• **SHORT EXERCISE**:
Any picture among the records should be left out, please; retype the rest exactly.

• **DATA FOR THE TASK**:
▶

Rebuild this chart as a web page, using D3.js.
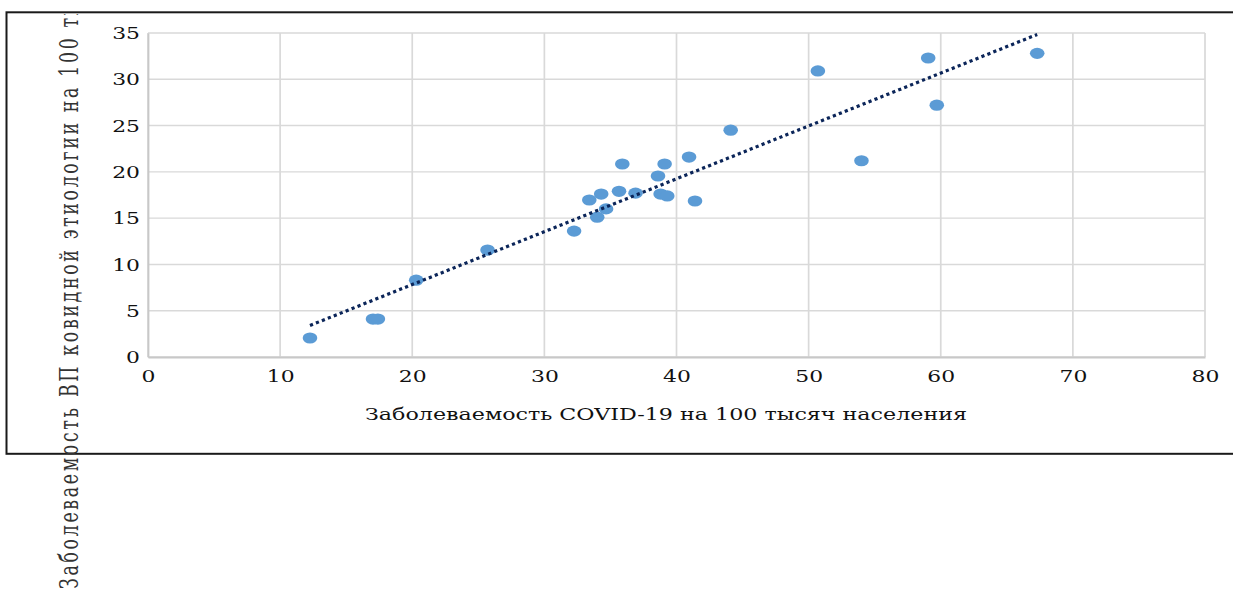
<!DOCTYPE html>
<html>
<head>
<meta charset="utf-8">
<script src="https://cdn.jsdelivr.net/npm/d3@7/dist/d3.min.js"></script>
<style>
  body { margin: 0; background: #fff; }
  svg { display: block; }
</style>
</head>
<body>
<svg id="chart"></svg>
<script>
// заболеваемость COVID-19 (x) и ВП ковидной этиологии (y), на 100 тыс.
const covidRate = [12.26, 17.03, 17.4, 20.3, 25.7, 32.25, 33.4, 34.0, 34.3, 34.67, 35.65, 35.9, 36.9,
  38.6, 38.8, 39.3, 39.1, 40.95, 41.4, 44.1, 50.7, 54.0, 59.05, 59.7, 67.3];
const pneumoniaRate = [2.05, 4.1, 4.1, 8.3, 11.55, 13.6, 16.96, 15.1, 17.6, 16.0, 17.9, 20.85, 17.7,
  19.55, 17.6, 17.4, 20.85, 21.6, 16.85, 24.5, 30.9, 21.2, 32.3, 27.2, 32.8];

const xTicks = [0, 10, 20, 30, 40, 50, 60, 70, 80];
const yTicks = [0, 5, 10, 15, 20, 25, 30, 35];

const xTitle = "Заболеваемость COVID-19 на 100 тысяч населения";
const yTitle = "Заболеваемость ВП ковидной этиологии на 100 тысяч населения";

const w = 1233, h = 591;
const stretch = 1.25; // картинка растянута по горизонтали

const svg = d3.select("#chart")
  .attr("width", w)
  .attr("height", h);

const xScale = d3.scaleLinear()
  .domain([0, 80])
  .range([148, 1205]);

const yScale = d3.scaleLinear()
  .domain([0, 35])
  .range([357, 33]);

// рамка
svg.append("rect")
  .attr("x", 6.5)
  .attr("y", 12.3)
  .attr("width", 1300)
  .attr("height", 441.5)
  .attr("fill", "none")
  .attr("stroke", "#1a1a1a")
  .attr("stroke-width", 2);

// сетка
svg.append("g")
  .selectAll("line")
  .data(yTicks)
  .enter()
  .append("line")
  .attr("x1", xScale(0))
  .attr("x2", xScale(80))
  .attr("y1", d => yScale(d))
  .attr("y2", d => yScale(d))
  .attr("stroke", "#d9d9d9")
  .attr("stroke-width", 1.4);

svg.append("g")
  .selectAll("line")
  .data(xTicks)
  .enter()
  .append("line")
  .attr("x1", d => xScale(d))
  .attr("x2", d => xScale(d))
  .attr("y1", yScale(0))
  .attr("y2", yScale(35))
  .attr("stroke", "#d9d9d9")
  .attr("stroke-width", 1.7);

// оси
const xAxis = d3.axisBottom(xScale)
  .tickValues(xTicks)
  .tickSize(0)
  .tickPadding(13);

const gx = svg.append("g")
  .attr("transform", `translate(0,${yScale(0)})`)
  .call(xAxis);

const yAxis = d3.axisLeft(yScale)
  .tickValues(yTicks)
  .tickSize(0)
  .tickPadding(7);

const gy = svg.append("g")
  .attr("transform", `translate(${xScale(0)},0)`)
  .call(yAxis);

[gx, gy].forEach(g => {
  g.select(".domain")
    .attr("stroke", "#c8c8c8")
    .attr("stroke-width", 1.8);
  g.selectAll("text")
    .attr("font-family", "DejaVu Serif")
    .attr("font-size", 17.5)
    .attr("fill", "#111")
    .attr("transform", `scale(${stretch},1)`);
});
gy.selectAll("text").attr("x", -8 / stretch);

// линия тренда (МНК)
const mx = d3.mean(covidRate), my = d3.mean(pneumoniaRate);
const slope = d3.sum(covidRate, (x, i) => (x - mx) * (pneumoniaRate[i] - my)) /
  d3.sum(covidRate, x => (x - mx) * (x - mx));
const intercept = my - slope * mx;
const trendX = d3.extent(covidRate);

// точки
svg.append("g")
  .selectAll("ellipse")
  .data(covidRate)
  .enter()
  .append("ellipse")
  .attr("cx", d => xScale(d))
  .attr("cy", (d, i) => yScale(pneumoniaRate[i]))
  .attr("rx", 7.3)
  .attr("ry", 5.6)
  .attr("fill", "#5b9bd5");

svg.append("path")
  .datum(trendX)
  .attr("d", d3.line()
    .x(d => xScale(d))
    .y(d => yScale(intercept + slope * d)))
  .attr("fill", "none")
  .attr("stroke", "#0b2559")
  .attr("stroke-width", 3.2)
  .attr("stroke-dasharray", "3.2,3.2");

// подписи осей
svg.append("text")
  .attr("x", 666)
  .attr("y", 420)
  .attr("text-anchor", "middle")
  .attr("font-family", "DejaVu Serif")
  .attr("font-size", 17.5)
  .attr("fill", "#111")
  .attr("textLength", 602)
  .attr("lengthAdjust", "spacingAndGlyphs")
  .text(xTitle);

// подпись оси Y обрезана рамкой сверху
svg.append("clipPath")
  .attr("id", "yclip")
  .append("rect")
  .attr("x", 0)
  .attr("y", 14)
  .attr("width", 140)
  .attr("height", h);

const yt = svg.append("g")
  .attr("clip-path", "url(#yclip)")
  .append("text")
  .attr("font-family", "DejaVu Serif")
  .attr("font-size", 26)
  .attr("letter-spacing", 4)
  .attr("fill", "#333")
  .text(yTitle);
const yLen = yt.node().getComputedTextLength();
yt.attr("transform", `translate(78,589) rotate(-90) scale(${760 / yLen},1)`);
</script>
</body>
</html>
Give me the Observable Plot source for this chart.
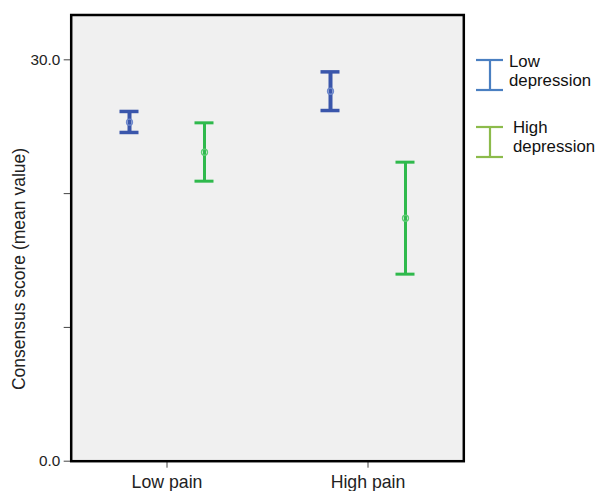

◀

• **CORRECT ANSWER**:
Rebuild this chart as a web page, using D3.js.
<!DOCTYPE html>
<html>
<head>
<meta charset="utf-8">
<script src="https://cdn.jsdelivr.net/npm/d3@7/dist/d3.min.js"></script>
<style>
  body { margin: 0; background: #fff; }
  svg { display: block; }
</style>
</head>
<body>
<svg id="chart"></svg>
<script>
// заболеваемость COVID-19 (x) и ВП ковидной этиологии (y), на 100 тыс.
const covidRate = [12.26, 17.03, 17.4, 20.3, 25.7, 32.25, 33.4, 34.0, 34.3, 34.67, 35.65, 35.9, 36.9,
  38.6, 38.8, 39.3, 39.1, 40.95, 41.4, 44.1, 50.7, 54.0, 59.05, 59.7, 67.3];
const pneumoniaRate = [2.05, 4.1, 4.1, 8.3, 11.55, 13.6, 16.96, 15.1, 17.6, 16.0, 17.9, 20.85, 17.7,
  19.55, 17.6, 17.4, 20.85, 21.6, 16.85, 24.5, 30.9, 21.2, 32.3, 27.2, 32.8];

const xTicks = [0, 10, 20, 30, 40, 50, 60, 70, 80];
const yTicks = [0, 5, 10, 15, 20, 25, 30, 35];

const xTitle = "Заболеваемость COVID-19 на 100 тысяч населения";
const yTitle = "Заболеваемость ВП ковидной этиологии на 100 тысяч населения";

const w = 1233, h = 591;
const stretch = 1.25; // картинка растянута по горизонтали

const svg = d3.select("#chart")
  .attr("width", w)
  .attr("height", h);

const xScale = d3.scaleLinear()
  .domain([0, 80])
  .range([148, 1205]);

const yScale = d3.scaleLinear()
  .domain([0, 35])
  .range([357, 33]);

// рамка
svg.append("rect")
  .attr("x", 6.5)
  .attr("y", 12.3)
  .attr("width", 1300)
  .attr("height", 441.5)
  .attr("fill", "none")
  .attr("stroke", "#1a1a1a")
  .attr("stroke-width", 2);

// сетка
svg.append("g")
  .selectAll("line")
  .data(yTicks)
  .enter()
  .append("line")
  .attr("x1", xScale(0))
  .attr("x2", xScale(80))
  .attr("y1", d => yScale(d))
  .attr("y2", d => yScale(d))
  .attr("stroke", "#d9d9d9")
  .attr("stroke-width", 1.4);

svg.append("g")
  .selectAll("line")
  .data(xTicks)
  .enter()
  .append("line")
  .attr("x1", d => xScale(d))
  .attr("x2", d => xScale(d))
  .attr("y1", yScale(0))
  .attr("y2", yScale(35))
  .attr("stroke", "#d9d9d9")
  .attr("stroke-width", 1.7);

// оси
const xAxis = d3.axisBottom(xScale)
  .tickValues(xTicks)
  .tickSize(0)
  .tickPadding(13);

const gx = svg.append("g")
  .attr("transform", `translate(0,${yScale(0)})`)
  .call(xAxis);

const yAxis = d3.axisLeft(yScale)
  .tickValues(yTicks)
  .tickSize(0)
  .tickPadding(7);

const gy = svg.append("g")
  .attr("transform", `translate(${xScale(0)},0)`)
  .call(yAxis);

[gx, gy].forEach(g => {
  g.select(".domain")
    .attr("stroke", "#c8c8c8")
    .attr("stroke-width", 1.8);
  g.selectAll("text")
    .attr("font-family", "DejaVu Serif")
    .attr("font-size", 17.5)
    .attr("fill", "#111")
    .attr("transform", `scale(${stretch},1)`);
});
gy.selectAll("text").attr("x", -8 / stretch);

// линия тренда (МНК)
const mx = d3.mean(covidRate), my = d3.mean(pneumoniaRate);
const slope = d3.sum(covidRate, (x, i) => (x - mx) * (pneumoniaRate[i] - my)) /
  d3.sum(covidRate, x => (x - mx) * (x - mx));
const intercept = my - slope * mx;
const trendX = d3.extent(covidRate);

// точки
svg.append("g")
  .selectAll("ellipse")
  .data(covidRate)
  .enter()
  .append("ellipse")
  .attr("cx", d => xScale(d))
  .attr("cy", (d, i) => yScale(pneumoniaRate[i]))
  .attr("rx", 7.3)
  .attr("ry", 5.6)
  .attr("fill", "#5b9bd5");

svg.append("path")
  .datum(trendX)
  .attr("d", d3.line()
    .x(d => xScale(d))
    .y(d => yScale(intercept + slope * d)))
  .attr("fill", "none")
  .attr("stroke", "#0b2559")
  .attr("stroke-width", 3.2)
  .attr("stroke-dasharray", "3.2,3.2");

// подписи осей
svg.append("text")
  .attr("x", 666)
  .attr("y", 420)
  .attr("text-anchor", "middle")
  .attr("font-family", "DejaVu Serif")
  .attr("font-size", 17.5)
  .attr("fill", "#111")
  .attr("textLength", 602)
  .attr("lengthAdjust", "spacingAndGlyphs")
  .text(xTitle);

// подпись оси Y обрезана рамкой сверху
svg.append("clipPath")
  .attr("id", "yclip")
  .append("rect")
  .attr("x", 0)
  .attr("y", 14)
  .attr("width", 140)
  .attr("height", h);

const yt = svg.append("g")
  .attr("clip-path", "url(#yclip)")
  .append("text")
  .attr("font-family", "DejaVu Serif")
  .attr("font-size", 26)
  .attr("letter-spacing", 4)
  .attr("fill", "#333")
  .text(yTitle);
const yLen = yt.node().getComputedTextLength();
yt.attr("transform", `translate(78,589) rotate(-90) scale(${760 / yLen},1)`);
</script>
</body>
</html>
Give me the Observable Plot source for this chart.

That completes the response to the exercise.